Ocean STEMulation: Tsunamis and Plate Tectonics
Focusing on science, technology, engineering, and math, STEM, as they pertain to the ocean.
On April 11, the Indian Ocean experienced an 8.6 magnitude earthquake about 300 miles north of Sumatra, bringing back terrible memories of 2004 – when an earthquake triggered a tsunami that devastated coastlines from Indonesia to Madagascar, killing over 230,000 people. Thanks to improved monitoring and communications technology, alerts were issued across the region. Coastal residents, remembering what happened eight years earlier, executed a rapid evacuation…
However, this time, no tsunami came.
Tsunamis happen when a large amount of ocean water is displaced. This usually happens when a large piece of the seafloor moves because of an earthquake, but it can also come from underwater landslides. Not all earthquakes are the same, however.
The outermost layer of the earth, the crust, sits on top of a thick liquid layer called the mantle. Plate tectonic theory shows that the crust, anywhere from 3 to 30 miles (4 to 40 km) thick, is made up of several big plates that move on the mantle, causing earthquakes.
The earth’s crust is very thin and floats upon the thick, liquid mantle. Image by Jeremy Kemp via Wikimedia Commons, Creative Commons License.
The crust is made up of multiple moving pieces, called plates. Image by USGS via Wikimedia Commons, Creative Commons License.
A fault is the border where two plates meet. There are different types of faults. If two plates slide past each other, like two huge boats going opposite directions on a river, then it is called a transform fault. If they are moving away from each other, it is a divergent fault. And if they are moving toward each other and colliding, it is called a convergent fault.
This month’s Indian Ocean earthquake happened due to a transform fault earthquake. The plates slid past one another, but they didn’t change how much space was taken up by ocean bottom versus how much space was taken up by water.

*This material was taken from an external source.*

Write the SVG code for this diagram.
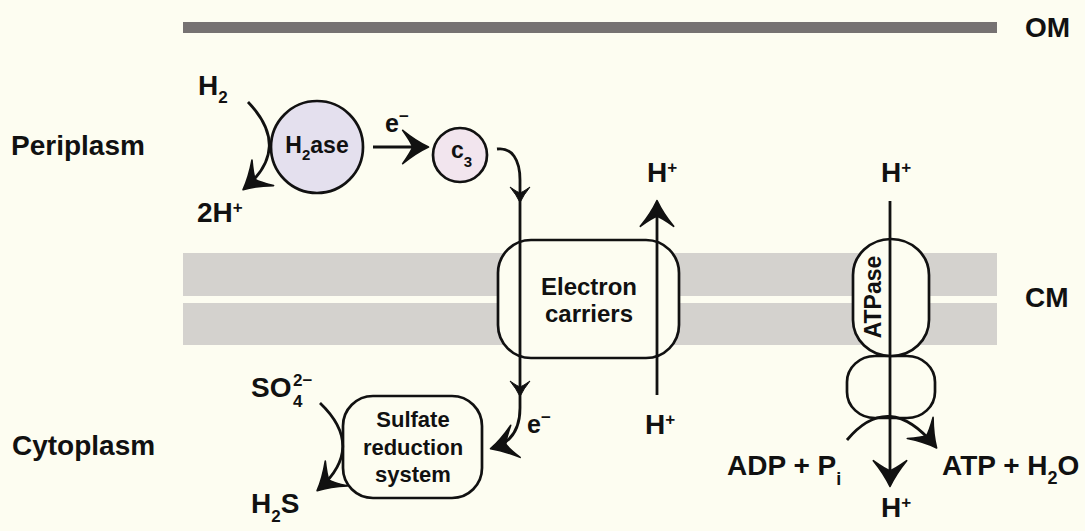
<svg xmlns="http://www.w3.org/2000/svg" xmlns:xlink="http://www.w3.org/1999/xlink" width="1085" height="531" viewBox="0 0 1085 531">
<style>
text{font-family:"Liberation Sans",Arial,Helvetica,sans-serif;font-weight:bold;fill:#111;}
.big{font-size:28px;}
.mid{font-size:24px;}
.box{font-size:22px;}
.small{font-size:17px;}
.node{stroke:#111;stroke-width:2.7;}
.ln{fill:none;stroke:#111;stroke-width:2.8;}
.mem{fill:#D4D2CE;}
.head{fill:#111;stroke:#111;stroke-width:1;stroke-linejoin:round;}
</style>
<defs>
<marker id="arr" markerUnits="userSpaceOnUse" markerWidth="40" markerHeight="40" viewBox="-20 -12 22 24" refX="0" refY="0" orient="auto">
<path class="head" d="M1.5,0 Q-6,-3.5 -14,-10 Q-9,-3 -8,0 Q-9,3 -14,10 Q-6,3.5 1.5,0 Z"/>
</marker>
<path id="ah" class="head" d="M1.5,0 Q-6,-3.5 -14,-10 Q-9,-3 -8,0 Q-9,3 -14,10 Q-6,3.5 1.5,0 Z"/>
</defs>
<rect width="1085" height="531" fill="#FDFDF1"/>
<g id="membranes">
<rect x="183" y="22" width="814" height="11" fill="#767272"/>
<rect class="mem" x="183" y="253" width="814" height="43"/>
<rect class="mem" x="183" y="303" width="814" height="42"/>
</g>
<g id="region-labels">
<text class="big" x="1025" y="37">OM</text>
<text class="big" x="1025" y="307">CM</text>
<text class="big" x="11" y="155">Periplasm</text>
<text class="big" x="12" y="455">Cytoplasm</text>
</g>
<g id="h2ase">
<circle class="node" cx="317" cy="147" r="46" fill="#E4E0EE"/>
<text x="317" y="153" text-anchor="middle" style="font-size:23px">H<tspan style="font-size:15px" dy="7">2</tspan><tspan dy="-7">ase</tspan></text>
</g>
<g id="c3">
<circle class="node" cx="460" cy="155" r="27" fill="#F2E5EE"/>
<text x="451" y="158" style="font-size:23px">c<tspan style="font-size:15px" dy="9">3</tspan></text>
</g>
<g id="electron-carriers">
<rect class="node" x="498" y="240" width="181" height="118" rx="33" fill="#FDFDF1"/>
<text class="mid" x="589" y="295" text-anchor="middle">Electron</text>
<text class="mid" x="589" y="322" text-anchor="middle">carriers</text>
</g>
<g id="sulfate-reduction">
<rect class="node" x="343" y="396" width="139" height="102" rx="30" fill="#FDFDF1"/>
<text class="box" x="413" y="427" text-anchor="middle">Sulfate</text>
<text class="box" x="413" y="455" text-anchor="middle">reduction</text>
<text class="box" x="413" y="482" text-anchor="middle">system</text>
</g>
<g id="atpase">
<rect class="node" x="847" y="356" width="88" height="62" rx="28" ry="26" fill="#FDFDF1"/>
<rect class="node" x="853" y="239" width="76" height="117" rx="38" ry="36" fill="#FDFDF1"/>
<text transform="translate(881,297) rotate(-90)" x="0" y="0" text-anchor="middle" style="font-size:23px">ATPase</text>
</g>
<g id="connectors">
<path class="ln" d="M248,102 Q292,148 245,188" marker-end="url(#arr)"/>
<path class="ln" d="M373,147 L426,147" marker-end="url(#arr)"/>
<path class="ln" d="M497,149 C512,147 520,160 520,180 L520,408 Q520,440 493,448" marker-end="url(#arr)"/>
<use xlink:href="#ah" transform="translate(520,201) rotate(90)"/>
<use xlink:href="#ah" transform="translate(520,395) rotate(90)"/>
<path class="ln" d="M657,395 L657,203" marker-end="url(#arr)"/>
<path class="ln" d="M890,201 L890,484" marker-end="url(#arr)"/>
<path class="ln" d="M847,440 Q889,390 935,446" marker-end="url(#arr)"/>
<path class="ln" d="M320,403 Q366,447 319,489" marker-end="url(#arr)"/>
</g>
<g id="labels">
<text class="big" x="198" y="95">H<tspan class="small" dy="8">2</tspan></text>
<text class="big" x="197" y="222">2H<tspan class="small" dy="-9">+</tspan></text>
<text x="385" y="132" style="font-size:25px">e<tspan class="small" dy="-10">−</tspan></text>
<text x="527" y="433" style="font-size:25px">e<tspan class="small" dy="-10">−</tspan></text>
<text class="big" x="647" y="182">H<tspan class="small" dy="-9">+</tspan></text>
<text class="big" x="645" y="434">H<tspan class="small" dy="-9">+</tspan></text>
<text class="big" x="881" y="182">H<tspan class="small" dy="-9">+</tspan></text>
<text class="big" x="881" y="517">H<tspan class="small" dy="-9">+</tspan></text>
<text class="big" x="727" y="475">ADP + P<tspan style="font-size:18px" dy="10">i</tspan></text>
<text class="big" x="942" y="475">ATP + H<tspan style="font-size:18px" dy="9">2</tspan><tspan dy="-9">O</tspan></text>
<text class="big" x="251" y="397">SO</text>
<text style="font-size:17px" x="293" y="407">4</text>
<text style="font-size:17px" x="293" y="386">2−</text>
<text class="big" x="251" y="513">H<tspan class="small" dy="9">2</tspan><tspan dy="-9">S</tspan></text>
</g>
</svg>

That is why no tsunami occurred.
Earthquakes often happen along faults, which occur where two tectonic plates meet. There are three main types of faults - transform, convergent, and divergent - classified by which way the plates are moving. Image by Jose F. Vigil, USGS via Wikimedia Commons, Creative Commons License.
The 2004 tsunami in Indonesia, and the devastating 2011 tsunami in Japan, were both caused by convergent fault earthquakes. Two plates collided, one slid underneath the other, and a ton of friction built up between the two plates. This is called a subduction zone. This can cause massive earthquakes that move a big piece of the earth’s crust up or down. If the fault is in the ocean, immense amounts of water can be displaced. This triggers big tsunamis.

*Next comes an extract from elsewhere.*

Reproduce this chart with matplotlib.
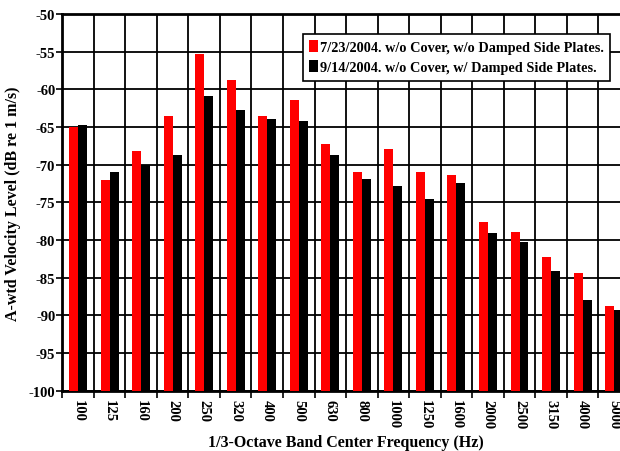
import numpy as np
import matplotlib
matplotlib.use("Agg")
import matplotlib.pyplot as plt

# Bandas de 1/3 de oitava e niveis medidos (dB re 1 m/s)
bands = ["100", "125", "160", "200", "250", "320", "400", "500", "630", "800",
         "1000", "1250", "1600", "2000", "2500", "3150", "4000", "5000"]
no_damp = [-65.0, -72.0, -68.2, -63.6, -55.3, -58.8, -63.5, -61.4, -67.3, -71.0,
           -67.9, -71.0, -71.4, -77.6, -78.9, -82.3, -84.4, -88.8]
damped = [-64.7, -71.0, -70.1, -68.7, -60.9, -62.7, -63.9, -64.2, -68.7, -71.9,
          -72.8, -74.6, -72.4, -79.1, -80.3, -84.1, -88.0, -89.3]

label1 = "7/23/2004. w/o Cover, w/o Damped Side Plates."
label2 = "9/14/2004. w/o Cover, w/ Damped Side Plates."

plt.rcParams["font.family"] = "Liberation Serif"
plt.rcParams["font.weight"] = "bold"

fig = plt.figure(figsize=(6.2, 4.52), dpi=100)
ax = fig.add_axes([0.1005, 0.1334, 0.9154, 0.8334])

x = np.arange(len(bands))
w = 0.285
base = -100
ax.bar(x - w/2, np.array(no_damp) - base, w, bottom=base, color="#ff0000", label=label1, zorder=3)
ax.bar(x + w/2, np.array(damped) - base, w, bottom=base, color="#000000", label=label2, zorder=3)

ax.set_xlim(-0.5, len(bands) - 0.5)
ax.set_ylim(-100, -50)
ax.set_yticks(np.arange(-100, -49, 5))
ax.set_yticklabels([str(v) for v in range(-100, -49, 5)], fontsize=10.5, fontweight="bold")

# grade vertical nas fronteiras entre bandas
ax.set_xticks(np.arange(len(bands)) - 0.5, minor=False)
ax.set_xticklabels([])
ax.set_xticks(x, minor=True)
ax.set_xticklabels(bands, minor=True, rotation=270, fontsize=10.5, fontweight="bold")
ax.tick_params(axis="x", which="minor", length=0, pad=6)
ax.tick_params(axis="x", which="major", length=5, width=1.2, direction="out")
ax.tick_params(axis="y", length=4, width=1.2, direction="out", pad=1)

ax.grid(True, which="major", color="black", linewidth=1.3)
ax.set_axisbelow(True)
for s in ax.spines.values():
    s.set_linewidth(2)

ax.set_xlabel("1/3-Octave Band Center Frequency (Hz)", fontsize=11.5, fontweight="bold", labelpad=4)
ax.set_ylabel("A-wtd Velocity Level (dB re 1 m/s)", fontsize=11.5, fontweight="bold")
ax.yaxis.set_label_coords(-0.073, 0.5)

leg = ax.legend(loc="upper left", bbox_to_anchor=(0.424, 0.948), borderaxespad=0, fontsize=10.3,
                handlelength=0.6, handleheight=0.9, handletextpad=0.15, borderpad=0.45,
                labelspacing=0.45, fancybox=False, framealpha=1, edgecolor="black")
leg.get_frame().set_linewidth(1.2)
leg.set_zorder(5)

plt.savefig("out.png", dpi=100)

In the open ocean, a tsunami can be almost impossible to detect. They are low in height, or amplitude, and long in width, or wavelength. The wave rapidly travels extremely long distances. (Click here for an animation of how far the 2004 tsunami traveled). When it hits shallow water you see a wave above water level because the energy is pushed upward by the ocean bottom.

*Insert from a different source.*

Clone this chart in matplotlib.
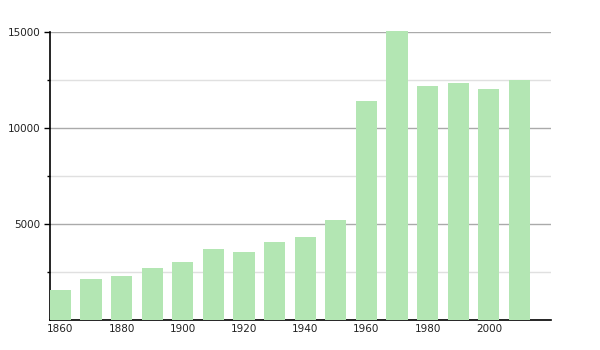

The wave is usually low in height until it reaches shallow seafloor, which pushes it upwards. Image by Lauchame via Wikimedia Commons, Creative Commons License.
Tsunamis are not necessarily very large in height. Much of the footage of the Japanese tsunami of 2011 showed waves only a few meters high. The reason they are damaging is the enormous volume of water they carry. While normal waves typically break and then come to a stop when they hit an obstruction like a reef or beach, tsunamis have enough energy to continue over obstructions and can travel far inland.
Waves draw the water in front of them into their energy cycle, which causes a dip in the water in front of a wave. A tsunami’s great amplitude will cause water to recede far in front of it. When the wave nears shore, this can look like a fast and sudden low tide. If you ever see the ocean suddenly retreat like an extremely low tide, this is a sign of serious danger and you should evacuate.